Dataset content.
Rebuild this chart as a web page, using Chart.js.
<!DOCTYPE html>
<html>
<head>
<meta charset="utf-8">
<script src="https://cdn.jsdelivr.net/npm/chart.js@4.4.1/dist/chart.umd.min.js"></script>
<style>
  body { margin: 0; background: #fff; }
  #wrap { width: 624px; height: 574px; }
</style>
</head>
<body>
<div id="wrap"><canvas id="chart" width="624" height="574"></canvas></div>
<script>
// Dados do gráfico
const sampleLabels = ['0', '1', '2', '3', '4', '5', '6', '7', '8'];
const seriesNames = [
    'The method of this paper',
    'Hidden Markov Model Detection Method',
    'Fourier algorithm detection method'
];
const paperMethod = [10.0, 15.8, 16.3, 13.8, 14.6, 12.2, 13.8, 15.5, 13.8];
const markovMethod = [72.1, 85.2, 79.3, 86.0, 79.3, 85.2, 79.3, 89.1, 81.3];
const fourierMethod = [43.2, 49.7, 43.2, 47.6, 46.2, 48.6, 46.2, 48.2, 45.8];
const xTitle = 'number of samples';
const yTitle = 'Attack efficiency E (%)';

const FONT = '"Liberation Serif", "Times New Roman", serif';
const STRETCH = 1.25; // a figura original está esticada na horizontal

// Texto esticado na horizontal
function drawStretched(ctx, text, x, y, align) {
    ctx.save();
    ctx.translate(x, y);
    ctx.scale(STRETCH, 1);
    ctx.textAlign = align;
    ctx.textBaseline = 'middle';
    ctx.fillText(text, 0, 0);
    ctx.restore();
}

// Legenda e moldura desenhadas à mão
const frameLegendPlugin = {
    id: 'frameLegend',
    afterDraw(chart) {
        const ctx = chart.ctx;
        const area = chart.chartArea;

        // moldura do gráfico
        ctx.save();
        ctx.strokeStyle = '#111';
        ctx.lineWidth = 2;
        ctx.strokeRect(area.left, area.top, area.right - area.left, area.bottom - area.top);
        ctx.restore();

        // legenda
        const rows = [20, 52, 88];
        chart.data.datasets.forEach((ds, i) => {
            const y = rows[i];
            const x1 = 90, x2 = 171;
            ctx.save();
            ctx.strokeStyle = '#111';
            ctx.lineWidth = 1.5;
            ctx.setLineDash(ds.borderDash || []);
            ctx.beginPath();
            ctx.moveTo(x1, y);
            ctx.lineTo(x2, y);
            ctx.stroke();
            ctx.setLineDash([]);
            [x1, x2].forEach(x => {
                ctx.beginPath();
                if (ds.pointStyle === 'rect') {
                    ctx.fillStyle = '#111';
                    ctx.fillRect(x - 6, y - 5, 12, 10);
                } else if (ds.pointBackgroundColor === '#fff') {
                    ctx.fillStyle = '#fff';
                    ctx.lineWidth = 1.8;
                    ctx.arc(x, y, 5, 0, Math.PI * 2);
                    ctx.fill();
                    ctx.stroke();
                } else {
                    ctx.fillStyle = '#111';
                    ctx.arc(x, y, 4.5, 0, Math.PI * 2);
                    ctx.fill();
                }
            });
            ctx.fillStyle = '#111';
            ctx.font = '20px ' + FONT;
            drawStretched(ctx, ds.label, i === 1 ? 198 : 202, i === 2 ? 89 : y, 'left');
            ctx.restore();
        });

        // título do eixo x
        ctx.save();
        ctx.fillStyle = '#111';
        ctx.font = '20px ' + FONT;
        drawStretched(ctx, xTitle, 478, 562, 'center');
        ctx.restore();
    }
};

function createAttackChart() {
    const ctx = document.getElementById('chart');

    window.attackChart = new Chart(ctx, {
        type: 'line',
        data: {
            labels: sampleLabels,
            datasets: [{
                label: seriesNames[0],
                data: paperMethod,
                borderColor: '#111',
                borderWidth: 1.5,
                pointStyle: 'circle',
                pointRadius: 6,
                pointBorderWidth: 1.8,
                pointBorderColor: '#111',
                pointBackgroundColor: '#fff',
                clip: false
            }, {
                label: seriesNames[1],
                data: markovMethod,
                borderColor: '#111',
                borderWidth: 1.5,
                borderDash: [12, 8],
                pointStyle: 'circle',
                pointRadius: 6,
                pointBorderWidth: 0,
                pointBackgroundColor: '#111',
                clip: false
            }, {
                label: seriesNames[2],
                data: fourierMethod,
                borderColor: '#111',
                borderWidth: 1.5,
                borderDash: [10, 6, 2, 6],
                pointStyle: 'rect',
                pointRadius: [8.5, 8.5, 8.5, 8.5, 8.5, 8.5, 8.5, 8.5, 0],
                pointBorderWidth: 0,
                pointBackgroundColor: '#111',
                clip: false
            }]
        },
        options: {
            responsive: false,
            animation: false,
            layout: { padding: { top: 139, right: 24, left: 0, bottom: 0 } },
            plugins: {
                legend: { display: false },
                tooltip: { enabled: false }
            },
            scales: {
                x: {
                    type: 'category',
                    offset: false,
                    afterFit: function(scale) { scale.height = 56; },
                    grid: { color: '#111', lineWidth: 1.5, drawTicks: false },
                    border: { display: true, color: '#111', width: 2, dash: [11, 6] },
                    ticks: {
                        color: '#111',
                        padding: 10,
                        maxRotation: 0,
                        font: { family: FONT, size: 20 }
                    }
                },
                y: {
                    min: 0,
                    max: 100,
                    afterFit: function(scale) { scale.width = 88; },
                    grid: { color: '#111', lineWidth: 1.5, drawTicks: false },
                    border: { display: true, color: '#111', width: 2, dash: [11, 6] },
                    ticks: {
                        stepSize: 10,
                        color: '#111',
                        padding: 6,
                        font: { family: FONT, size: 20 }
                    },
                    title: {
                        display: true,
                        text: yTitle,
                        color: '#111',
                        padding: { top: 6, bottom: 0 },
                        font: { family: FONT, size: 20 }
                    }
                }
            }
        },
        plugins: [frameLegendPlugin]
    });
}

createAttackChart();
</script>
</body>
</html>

Given task.
Copy out the data shown above without altering anything.

Reply.
Rebuild this chart as a web page, using Chart.js.
<!DOCTYPE html>
<html>
<head>
<meta charset="utf-8">
<script src="https://cdn.jsdelivr.net/npm/chart.js@4.4.1/dist/chart.umd.min.js"></script>
<style>
  body { margin: 0; background: #fff; }
  #wrap { width: 624px; height: 574px; }
</style>
</head>
<body>
<div id="wrap"><canvas id="chart" width="624" height="574"></canvas></div>
<script>
// Dados do gráfico
const sampleLabels = ['0', '1', '2', '3', '4', '5', '6', '7', '8'];
const seriesNames = [
    'The method of this paper',
    'Hidden Markov Model Detection Method',
    'Fourier algorithm detection method'
];
const paperMethod = [10.0, 15.8, 16.3, 13.8, 14.6, 12.2, 13.8, 15.5, 13.8];
const markovMethod = [72.1, 85.2, 79.3, 86.0, 79.3, 85.2, 79.3, 89.1, 81.3];
const fourierMethod = [43.2, 49.7, 43.2, 47.6, 46.2, 48.6, 46.2, 48.2, 45.8];
const xTitle = 'number of samples';
const yTitle = 'Attack efficiency E (%)';

const FONT = '"Liberation Serif", "Times New Roman", serif';
const STRETCH = 1.25; // a figura original está esticada na horizontal

// Texto esticado na horizontal
function drawStretched(ctx, text, x, y, align) {
    ctx.save();
    ctx.translate(x, y);
    ctx.scale(STRETCH, 1);
    ctx.textAlign = align;
    ctx.textBaseline = 'middle';
    ctx.fillText(text, 0, 0);
    ctx.restore();
}

// Legenda e moldura desenhadas à mão
const frameLegendPlugin = {
    id: 'frameLegend',
    afterDraw(chart) {
        const ctx = chart.ctx;
        const area = chart.chartArea;

        // moldura do gráfico
        ctx.save();
        ctx.strokeStyle = '#111';
        ctx.lineWidth = 2;
        ctx.strokeRect(area.left, area.top, area.right - area.left, area.bottom - area.top);
        ctx.restore();

        // legenda
        const rows = [20, 52, 88];
        chart.data.datasets.forEach((ds, i) => {
            const y = rows[i];
            const x1 = 90, x2 = 171;
            ctx.save();
            ctx.strokeStyle = '#111';
            ctx.lineWidth = 1.5;
            ctx.setLineDash(ds.borderDash || []);
            ctx.beginPath();
            ctx.moveTo(x1, y);
            ctx.lineTo(x2, y);
            ctx.stroke();
            ctx.setLineDash([]);
            [x1, x2].forEach(x => {
                ctx.beginPath();
                if (ds.pointStyle === 'rect') {
                    ctx.fillStyle = '#111';
                    ctx.fillRect(x - 6, y - 5, 12, 10);
                } else if (ds.pointBackgroundColor === '#fff') {
                    ctx.fillStyle = '#fff';
                    ctx.lineWidth = 1.8;
                    ctx.arc(x, y, 5, 0, Math.PI * 2);
                    ctx.fill();
                    ctx.stroke();
                } else {
                    ctx.fillStyle = '#111';
                    ctx.arc(x, y, 4.5, 0, Math.PI * 2);
                    ctx.fill();
                }
            });
            ctx.fillStyle = '#111';
            ctx.font = '20px ' + FONT;
            drawStretched(ctx, ds.label, i === 1 ? 198 : 202, i === 2 ? 89 : y, 'left');
            ctx.restore();
        });

        // título do eixo x
        ctx.save();
        ctx.fillStyle = '#111';
        ctx.font = '20px ' + FONT;
        drawStretched(ctx, xTitle, 478, 562, 'center');
        ctx.restore();
    }
};

function createAttackChart() {
    const ctx = document.getElementById('chart');

    window.attackChart = new Chart(ctx, {
        type: 'line',
        data: {
            labels: sampleLabels,
            datasets: [{
                label: seriesNames[0],
                data: paperMethod,
                borderColor: '#111',
                borderWidth: 1.5,
                pointStyle: 'circle',
                pointRadius: 6,
                pointBorderWidth: 1.8,
                pointBorderColor: '#111',
                pointBackgroundColor: '#fff',
                clip: false
            }, {
                label: seriesNames[1],
                data: markovMethod,
                borderColor: '#111',
                borderWidth: 1.5,
                borderDash: [12, 8],
                pointStyle: 'circle',
                pointRadius: 6,
                pointBorderWidth: 0,
                pointBackgroundColor: '#111',
                clip: false
            }, {
                label: seriesNames[2],
                data: fourierMethod,
                borderColor: '#111',
                borderWidth: 1.5,
                borderDash: [10, 6, 2, 6],
                pointStyle: 'rect',
                pointRadius: [8.5, 8.5, 8.5, 8.5, 8.5, 8.5, 8.5, 8.5, 0],
                pointBorderWidth: 0,
                pointBackgroundColor: '#111',
                clip: false
            }]
        },
        options: {
            responsive: false,
            animation: false,
            layout: { padding: { top: 139, right: 24, left: 0, bottom: 0 } },
            plugins: {
                legend: { display: false },
                tooltip: { enabled: false }
            },
            scales: {
                x: {
                    type: 'category',
                    offset: false,
                    afterFit: function(scale) { scale.height = 56; },
                    grid: { color: '#111', lineWidth: 1.5, drawTicks: false },
                    border: { display: true, color: '#111', width: 2, dash: [11, 6] },
                    ticks: {
                        color: '#111',
                        padding: 10,
                        maxRotation: 0,
                        font: { family: FONT, size: 20 }
                    }
                },
                y: {
                    min: 0,
                    max: 100,
                    afterFit: function(scale) { scale.width = 88; },
                    grid: { color: '#111', lineWidth: 1.5, drawTicks: false },
                    border: { display: true, color: '#111', width: 2, dash: [11, 6] },
                    ticks: {
                        stepSize: 10,
                        color: '#111',
                        padding: 6,
                        font: { family: FONT, size: 20 }
                    },
                    title: {
                        display: true,
                        text: yTitle,
                        color: '#111',
                        padding: { top: 6, bottom: 0 },
                        font: { family: FONT, size: 20 }
                    }
                }
            }
        },
        plugins: [frameLegendPlugin]
    });
}

createAttackChart();
</script>
</body>
</html>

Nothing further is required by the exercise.